WHAT TO WORK ON: An exact copy of all the data is required, with pictures left out.

━━━━━━━━━━━━━━━━━━━━

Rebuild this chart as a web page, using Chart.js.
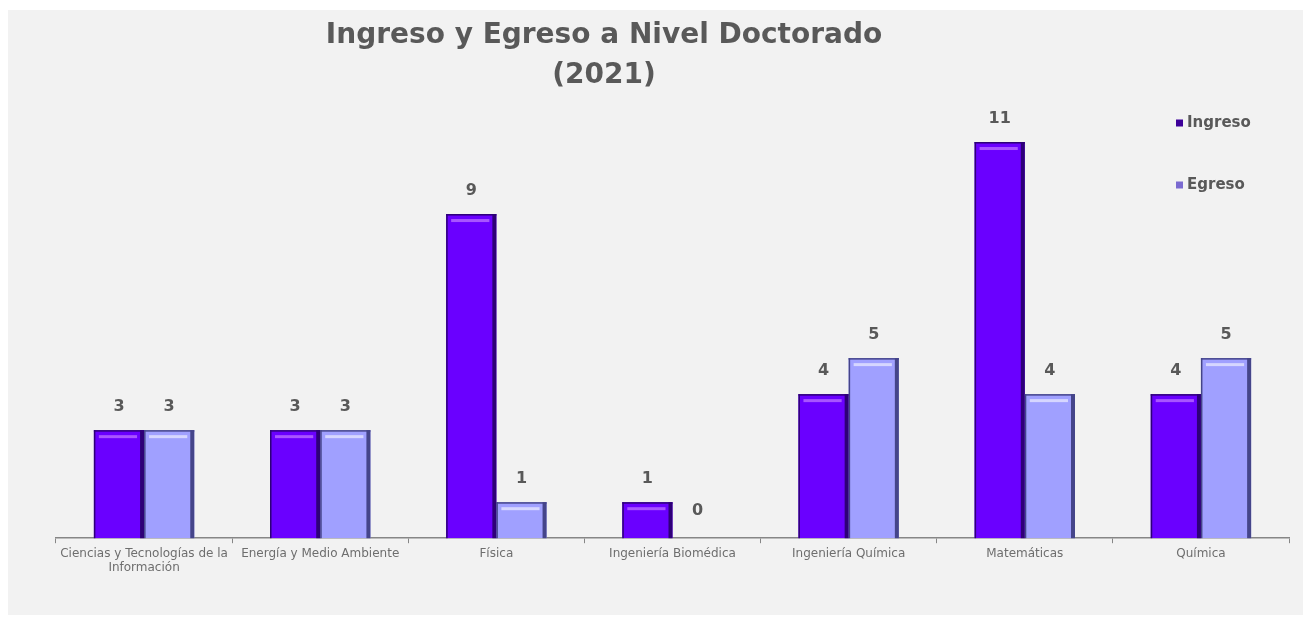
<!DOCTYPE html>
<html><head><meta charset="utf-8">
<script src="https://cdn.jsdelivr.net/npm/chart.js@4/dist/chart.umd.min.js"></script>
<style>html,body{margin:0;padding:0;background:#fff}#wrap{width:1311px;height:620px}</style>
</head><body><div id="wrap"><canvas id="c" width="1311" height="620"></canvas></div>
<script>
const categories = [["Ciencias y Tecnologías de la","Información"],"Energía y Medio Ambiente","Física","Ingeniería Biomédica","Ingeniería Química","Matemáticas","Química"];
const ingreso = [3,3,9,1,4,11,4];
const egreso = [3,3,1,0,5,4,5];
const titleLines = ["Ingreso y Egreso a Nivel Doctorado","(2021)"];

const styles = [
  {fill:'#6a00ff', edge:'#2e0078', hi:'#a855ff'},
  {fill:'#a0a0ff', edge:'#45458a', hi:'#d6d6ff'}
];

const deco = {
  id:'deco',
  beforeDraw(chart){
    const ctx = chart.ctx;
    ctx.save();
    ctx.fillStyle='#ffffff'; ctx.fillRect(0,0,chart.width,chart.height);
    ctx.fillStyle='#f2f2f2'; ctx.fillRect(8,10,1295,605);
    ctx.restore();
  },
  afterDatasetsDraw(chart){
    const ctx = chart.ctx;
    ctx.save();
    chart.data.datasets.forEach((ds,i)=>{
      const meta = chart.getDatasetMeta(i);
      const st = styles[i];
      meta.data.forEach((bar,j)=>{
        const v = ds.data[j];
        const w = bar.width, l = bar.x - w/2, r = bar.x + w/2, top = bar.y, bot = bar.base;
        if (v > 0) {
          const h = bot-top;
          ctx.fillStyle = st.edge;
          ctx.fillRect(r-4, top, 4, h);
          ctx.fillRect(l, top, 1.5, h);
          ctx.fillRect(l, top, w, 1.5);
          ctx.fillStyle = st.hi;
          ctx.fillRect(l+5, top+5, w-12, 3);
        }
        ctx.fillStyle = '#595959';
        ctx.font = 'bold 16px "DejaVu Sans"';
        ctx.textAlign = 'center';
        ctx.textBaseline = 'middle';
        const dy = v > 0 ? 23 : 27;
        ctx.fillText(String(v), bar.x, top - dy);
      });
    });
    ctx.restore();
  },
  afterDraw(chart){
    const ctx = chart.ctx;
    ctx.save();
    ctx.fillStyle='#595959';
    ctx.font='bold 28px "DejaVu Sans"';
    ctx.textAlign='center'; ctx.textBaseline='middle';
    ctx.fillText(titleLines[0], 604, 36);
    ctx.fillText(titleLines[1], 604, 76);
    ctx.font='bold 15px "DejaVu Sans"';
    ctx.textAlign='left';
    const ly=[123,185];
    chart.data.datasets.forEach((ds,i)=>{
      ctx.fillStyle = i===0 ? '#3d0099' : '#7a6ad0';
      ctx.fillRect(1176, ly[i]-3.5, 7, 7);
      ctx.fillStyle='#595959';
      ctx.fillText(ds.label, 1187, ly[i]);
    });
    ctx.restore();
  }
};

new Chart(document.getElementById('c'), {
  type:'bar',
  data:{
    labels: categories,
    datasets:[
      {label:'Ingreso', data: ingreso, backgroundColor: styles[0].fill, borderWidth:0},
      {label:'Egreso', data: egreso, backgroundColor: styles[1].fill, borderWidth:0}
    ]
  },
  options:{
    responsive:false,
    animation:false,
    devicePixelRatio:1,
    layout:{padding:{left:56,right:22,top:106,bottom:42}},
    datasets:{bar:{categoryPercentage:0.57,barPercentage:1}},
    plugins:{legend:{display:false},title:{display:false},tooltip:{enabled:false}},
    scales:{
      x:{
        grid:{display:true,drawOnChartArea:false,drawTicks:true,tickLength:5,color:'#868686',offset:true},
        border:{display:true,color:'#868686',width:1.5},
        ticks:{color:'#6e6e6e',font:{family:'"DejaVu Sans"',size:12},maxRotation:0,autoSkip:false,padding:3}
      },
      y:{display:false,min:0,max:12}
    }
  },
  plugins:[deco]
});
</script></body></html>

━━━━━━━━━━━━━━━━━━━━

SOLUTION FOR THIS EXERCISE:
Rebuild this chart as a web page, using Chart.js.
<!DOCTYPE html>
<html><head><meta charset="utf-8">
<script src="https://cdn.jsdelivr.net/npm/chart.js@4/dist/chart.umd.min.js"></script>
<style>html,body{margin:0;padding:0;background:#fff}#wrap{width:1311px;height:620px}</style>
</head><body><div id="wrap"><canvas id="c" width="1311" height="620"></canvas></div>
<script>
const categories = [["Ciencias y Tecnologías de la","Información"],"Energía y Medio Ambiente","Física","Ingeniería Biomédica","Ingeniería Química","Matemáticas","Química"];
const ingreso = [3,3,9,1,4,11,4];
const egreso = [3,3,1,0,5,4,5];
const titleLines = ["Ingreso y Egreso a Nivel Doctorado","(2021)"];

const styles = [
  {fill:'#6a00ff', edge:'#2e0078', hi:'#a855ff'},
  {fill:'#a0a0ff', edge:'#45458a', hi:'#d6d6ff'}
];

const deco = {
  id:'deco',
  beforeDraw(chart){
    const ctx = chart.ctx;
    ctx.save();
    ctx.fillStyle='#ffffff'; ctx.fillRect(0,0,chart.width,chart.height);
    ctx.fillStyle='#f2f2f2'; ctx.fillRect(8,10,1295,605);
    ctx.restore();
  },
  afterDatasetsDraw(chart){
    const ctx = chart.ctx;
    ctx.save();
    chart.data.datasets.forEach((ds,i)=>{
      const meta = chart.getDatasetMeta(i);
      const st = styles[i];
      meta.data.forEach((bar,j)=>{
        const v = ds.data[j];
        const w = bar.width, l = bar.x - w/2, r = bar.x + w/2, top = bar.y, bot = bar.base;
        if (v > 0) {
          const h = bot-top;
          ctx.fillStyle = st.edge;
          ctx.fillRect(r-4, top, 4, h);
          ctx.fillRect(l, top, 1.5, h);
          ctx.fillRect(l, top, w, 1.5);
          ctx.fillStyle = st.hi;
          ctx.fillRect(l+5, top+5, w-12, 3);
        }
        ctx.fillStyle = '#595959';
        ctx.font = 'bold 16px "DejaVu Sans"';
        ctx.textAlign = 'center';
        ctx.textBaseline = 'middle';
        const dy = v > 0 ? 23 : 27;
        ctx.fillText(String(v), bar.x, top - dy);
      });
    });
    ctx.restore();
  },
  afterDraw(chart){
    const ctx = chart.ctx;
    ctx.save();
    ctx.fillStyle='#595959';
    ctx.font='bold 28px "DejaVu Sans"';
    ctx.textAlign='center'; ctx.textBaseline='middle';
    ctx.fillText(titleLines[0], 604, 36);
    ctx.fillText(titleLines[1], 604, 76);
    ctx.font='bold 15px "DejaVu Sans"';
    ctx.textAlign='left';
    const ly=[123,185];
    chart.data.datasets.forEach((ds,i)=>{
      ctx.fillStyle = i===0 ? '#3d0099' : '#7a6ad0';
      ctx.fillRect(1176, ly[i]-3.5, 7, 7);
      ctx.fillStyle='#595959';
      ctx.fillText(ds.label, 1187, ly[i]);
    });
    ctx.restore();
  }
};

new Chart(document.getElementById('c'), {
  type:'bar',
  data:{
    labels: categories,
    datasets:[
      {label:'Ingreso', data: ingreso, backgroundColor: styles[0].fill, borderWidth:0},
      {label:'Egreso', data: egreso, backgroundColor: styles[1].fill, borderWidth:0}
    ]
  },
  options:{
    responsive:false,
    animation:false,
    devicePixelRatio:1,
    layout:{padding:{left:56,right:22,top:106,bottom:42}},
    datasets:{bar:{categoryPercentage:0.57,barPercentage:1}},
    plugins:{legend:{display:false},title:{display:false},tooltip:{enabled:false}},
    scales:{
      x:{
        grid:{display:true,drawOnChartArea:false,drawTicks:true,tickLength:5,color:'#868686',offset:true},
        border:{display:true,color:'#868686',width:1.5},
        ticks:{color:'#6e6e6e',font:{family:'"DejaVu Sans"',size:12},maxRotation:0,autoSkip:false,padding:3}
      },
      y:{display:false,min:0,max:12}
    }
  },
  plugins:[deco]
});
</script></body></html>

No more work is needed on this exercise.